8. My conclusion is that i will not be able to retrieve the docs that are already blanks but, perhaps, having changed the global template, it is possible that the problem is solved. I would very much appreciate expert advise.


----------



## The Villan (Feb 20, 2006)

jrs18
Which version of Word are you using to begin with?


----------



## The Villan (Feb 20, 2006)

Oh and why have you started another thread on the same subject. That is not allowed and causes confusion for people working on your issues.

Stick to one thread.


----------



## jrs18 (Mar 25, 2010)

Office 2003


----------



## jrs18 (Mar 25, 2010)

Sorry, I'm new at this. I thought the details, which have possibilities of a solution, would get more visibility as a separate entry. Won't do it again.


----------



## The Villan (Feb 20, 2006)

All you need to dois refresh this thread.

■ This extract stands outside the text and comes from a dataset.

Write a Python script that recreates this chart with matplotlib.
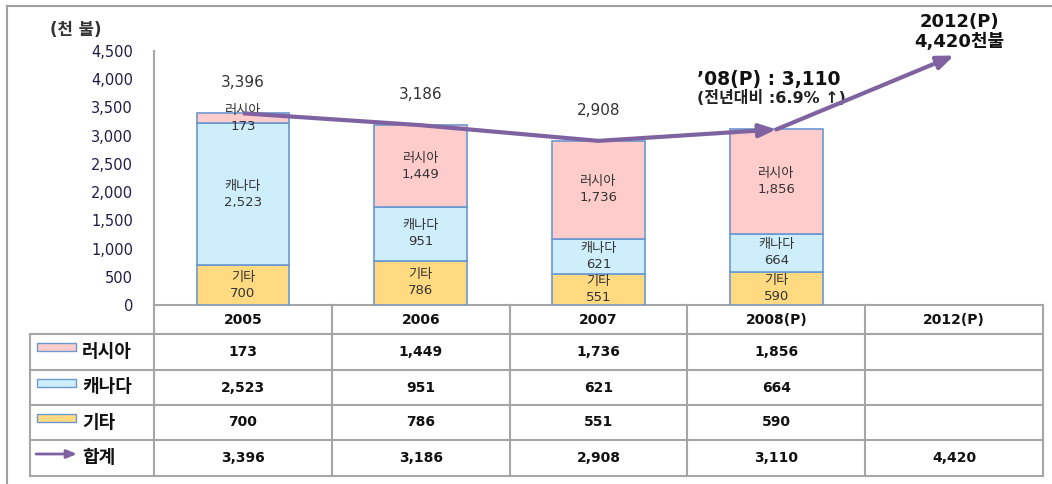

When you save your document as Save As... , what is the file type?

In tool Options, what is the default file type for saving?

If you save a word file as a plain text document, you lose all formatting, pictures and objects.


----------



## jrs18 (Mar 25, 2010)

The file type is Word Document. That is also the default in Options. I did not know that i was saving the file as a plain text doc. i assumed that it was the same as any doc i had saved before, namely, .doc. In any case, i lost not only the formatting, etc. but the text as well for (now) 5 docs.

Please do not close this thread. I sometimes cannot respond immediately but i will get back to this as soon as i can.


----------



## The Villan (Feb 20, 2006)

Try the following

Open one of the documents that doesn't appear to have any text in it.

Do a select all (Ctrl +A) If there is anything in the document it will be selected.

Click on the Colour button on teh toolbar and select Black.

Can you see any text?


----------



## jrs18 (Mar 25, 2010)

Great idea but, unfortunately, no cigar! i.e. still blank.


----------



## The Villan (Feb 20, 2006)

I have seen that happen before, where the text is white on a white background 

Do you have automatic backup on?

Might be worth trying this info http://support.microsoft.com/kb/316951 just in case you do have a prevoius version somewhere

Following on from that, one thing I have managed to find that might help in a way, is the following link.

http://www.askdavetaylor.com/can_i_recover_lost_text_from_a_microsoft_word_document.html

Might be worth looking at.

See how you get on, and I will have a pint and cross me fingers and legs


----------